* **Exercise instructions**
Repeat the material exactly from its first line to the line that includes "const quValues = [0, 27, 27, 0];". Skip pictures.

━━ Collected material

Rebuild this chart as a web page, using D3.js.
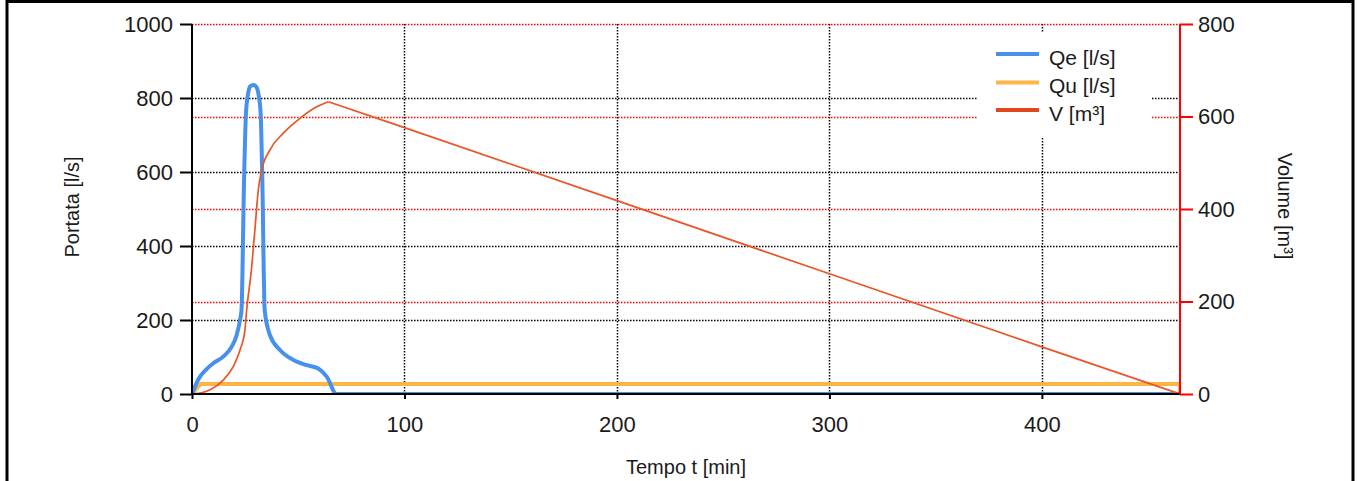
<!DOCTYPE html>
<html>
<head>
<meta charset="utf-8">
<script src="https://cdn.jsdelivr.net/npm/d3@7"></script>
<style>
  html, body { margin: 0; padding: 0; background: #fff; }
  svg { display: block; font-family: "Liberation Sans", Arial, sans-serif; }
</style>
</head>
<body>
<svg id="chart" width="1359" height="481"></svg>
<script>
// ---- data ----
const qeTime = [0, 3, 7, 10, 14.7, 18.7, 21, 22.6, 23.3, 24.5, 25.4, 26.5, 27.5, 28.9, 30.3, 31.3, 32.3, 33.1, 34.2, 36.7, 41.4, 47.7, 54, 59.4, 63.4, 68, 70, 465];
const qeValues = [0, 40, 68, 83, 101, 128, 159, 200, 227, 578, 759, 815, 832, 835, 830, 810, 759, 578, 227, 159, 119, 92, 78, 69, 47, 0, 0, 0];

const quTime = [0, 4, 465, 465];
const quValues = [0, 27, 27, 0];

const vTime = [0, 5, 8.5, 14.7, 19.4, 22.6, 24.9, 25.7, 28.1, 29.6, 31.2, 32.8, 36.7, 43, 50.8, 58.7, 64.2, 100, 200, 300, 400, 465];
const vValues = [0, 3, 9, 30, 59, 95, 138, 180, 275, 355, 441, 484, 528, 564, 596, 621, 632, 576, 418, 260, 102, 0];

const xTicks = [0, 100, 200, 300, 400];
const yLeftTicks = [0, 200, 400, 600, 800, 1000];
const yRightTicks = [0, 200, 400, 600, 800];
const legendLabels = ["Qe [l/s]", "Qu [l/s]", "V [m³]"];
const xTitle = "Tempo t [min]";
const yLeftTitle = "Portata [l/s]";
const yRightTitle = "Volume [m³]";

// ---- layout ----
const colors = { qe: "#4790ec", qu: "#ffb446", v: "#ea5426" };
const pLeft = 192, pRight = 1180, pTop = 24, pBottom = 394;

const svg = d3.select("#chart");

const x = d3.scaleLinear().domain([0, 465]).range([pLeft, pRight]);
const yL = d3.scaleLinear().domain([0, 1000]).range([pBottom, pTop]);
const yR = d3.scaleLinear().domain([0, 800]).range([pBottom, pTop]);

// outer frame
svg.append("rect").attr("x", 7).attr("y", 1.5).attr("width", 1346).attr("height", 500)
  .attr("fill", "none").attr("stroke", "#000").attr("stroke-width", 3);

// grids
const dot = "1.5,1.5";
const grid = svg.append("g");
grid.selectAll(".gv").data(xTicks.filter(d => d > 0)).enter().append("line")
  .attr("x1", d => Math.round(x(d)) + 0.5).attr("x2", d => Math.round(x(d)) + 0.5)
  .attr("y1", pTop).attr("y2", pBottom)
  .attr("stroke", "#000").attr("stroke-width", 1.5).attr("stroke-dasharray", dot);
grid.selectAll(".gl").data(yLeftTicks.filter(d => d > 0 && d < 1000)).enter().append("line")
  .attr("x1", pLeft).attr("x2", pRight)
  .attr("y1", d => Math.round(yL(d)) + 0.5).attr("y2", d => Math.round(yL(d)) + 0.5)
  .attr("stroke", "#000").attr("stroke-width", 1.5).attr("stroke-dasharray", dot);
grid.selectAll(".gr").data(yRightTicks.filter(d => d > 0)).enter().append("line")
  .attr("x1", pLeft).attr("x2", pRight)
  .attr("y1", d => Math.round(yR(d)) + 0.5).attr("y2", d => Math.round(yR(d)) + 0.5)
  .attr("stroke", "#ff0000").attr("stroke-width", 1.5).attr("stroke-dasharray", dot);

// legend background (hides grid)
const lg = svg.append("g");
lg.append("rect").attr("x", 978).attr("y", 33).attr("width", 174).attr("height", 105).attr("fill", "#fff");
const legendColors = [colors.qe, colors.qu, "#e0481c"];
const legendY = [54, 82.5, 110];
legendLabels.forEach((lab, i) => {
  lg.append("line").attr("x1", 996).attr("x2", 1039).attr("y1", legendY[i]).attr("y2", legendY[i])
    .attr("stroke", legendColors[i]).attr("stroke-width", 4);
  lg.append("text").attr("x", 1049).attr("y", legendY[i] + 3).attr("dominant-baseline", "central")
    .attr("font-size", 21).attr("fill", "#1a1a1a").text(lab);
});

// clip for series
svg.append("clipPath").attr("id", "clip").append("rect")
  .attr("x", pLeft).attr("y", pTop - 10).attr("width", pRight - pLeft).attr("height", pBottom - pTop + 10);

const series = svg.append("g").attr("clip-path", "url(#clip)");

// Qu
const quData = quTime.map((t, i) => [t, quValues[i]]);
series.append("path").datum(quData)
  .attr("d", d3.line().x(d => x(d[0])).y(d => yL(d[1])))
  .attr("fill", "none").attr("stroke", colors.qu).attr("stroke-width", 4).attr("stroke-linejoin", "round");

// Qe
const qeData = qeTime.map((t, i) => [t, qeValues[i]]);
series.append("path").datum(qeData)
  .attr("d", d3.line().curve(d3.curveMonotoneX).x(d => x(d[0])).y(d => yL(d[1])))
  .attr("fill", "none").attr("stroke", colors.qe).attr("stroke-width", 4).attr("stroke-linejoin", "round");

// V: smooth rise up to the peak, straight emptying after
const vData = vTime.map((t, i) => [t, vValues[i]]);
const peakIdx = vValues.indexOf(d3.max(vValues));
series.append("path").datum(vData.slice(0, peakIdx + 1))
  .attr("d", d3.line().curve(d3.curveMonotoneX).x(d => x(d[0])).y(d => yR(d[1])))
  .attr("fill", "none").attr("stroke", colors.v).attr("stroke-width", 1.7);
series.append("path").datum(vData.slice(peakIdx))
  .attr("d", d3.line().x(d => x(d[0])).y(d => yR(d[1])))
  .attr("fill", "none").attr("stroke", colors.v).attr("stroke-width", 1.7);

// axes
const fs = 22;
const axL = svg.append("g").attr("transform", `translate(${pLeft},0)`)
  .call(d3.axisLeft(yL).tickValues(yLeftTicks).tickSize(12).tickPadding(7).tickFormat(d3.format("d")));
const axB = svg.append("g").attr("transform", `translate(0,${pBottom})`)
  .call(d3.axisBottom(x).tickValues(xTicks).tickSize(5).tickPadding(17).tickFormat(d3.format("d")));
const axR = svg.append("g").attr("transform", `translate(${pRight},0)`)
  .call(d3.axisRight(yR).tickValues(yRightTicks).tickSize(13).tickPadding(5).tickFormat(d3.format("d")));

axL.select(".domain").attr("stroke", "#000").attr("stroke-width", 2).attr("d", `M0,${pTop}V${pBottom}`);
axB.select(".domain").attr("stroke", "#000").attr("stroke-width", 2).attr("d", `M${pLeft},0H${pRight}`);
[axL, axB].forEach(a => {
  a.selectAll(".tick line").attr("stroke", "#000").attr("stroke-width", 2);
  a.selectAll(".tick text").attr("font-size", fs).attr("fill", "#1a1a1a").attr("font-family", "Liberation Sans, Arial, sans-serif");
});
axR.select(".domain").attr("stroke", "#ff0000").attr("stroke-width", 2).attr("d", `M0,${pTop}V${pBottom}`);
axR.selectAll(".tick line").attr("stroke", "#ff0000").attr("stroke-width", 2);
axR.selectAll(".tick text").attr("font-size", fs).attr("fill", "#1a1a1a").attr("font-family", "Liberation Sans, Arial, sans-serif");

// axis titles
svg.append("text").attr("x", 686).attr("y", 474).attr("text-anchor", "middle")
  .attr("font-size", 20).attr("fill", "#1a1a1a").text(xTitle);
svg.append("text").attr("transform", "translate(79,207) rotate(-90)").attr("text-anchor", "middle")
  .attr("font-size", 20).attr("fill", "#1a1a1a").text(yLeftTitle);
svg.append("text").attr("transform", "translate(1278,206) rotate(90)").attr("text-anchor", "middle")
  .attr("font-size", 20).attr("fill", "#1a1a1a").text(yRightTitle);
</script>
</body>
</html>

━━━━

* **Final answer**
Rebuild this chart as a web page, using D3.js.
<!DOCTYPE html>
<html>
<head>
<meta charset="utf-8">
<script src="https://cdn.jsdelivr.net/npm/d3@7"></script>
<style>
  html, body { margin: 0; padding: 0; background: #fff; }
  svg { display: block; font-family: "Liberation Sans", Arial, sans-serif; }
</style>
</head>
<body>
<svg id="chart" width="1359" height="481"></svg>
<script>
// ---- data ----
const qeTime = [0, 3, 7, 10, 14.7, 18.7, 21, 22.6, 23.3, 24.5, 25.4, 26.5, 27.5, 28.9, 30.3, 31.3, 32.3, 33.1, 34.2, 36.7, 41.4, 47.7, 54, 59.4, 63.4, 68, 70, 465];
const qeValues = [0, 40, 68, 83, 101, 128, 159, 200, 227, 578, 759, 815, 832, 835, 830, 810, 759, 578, 227, 159, 119, 92, 78, 69, 47, 0, 0, 0];

const quTime = [0, 4, 465, 465];
const quValues = [0, 27, 27, 0];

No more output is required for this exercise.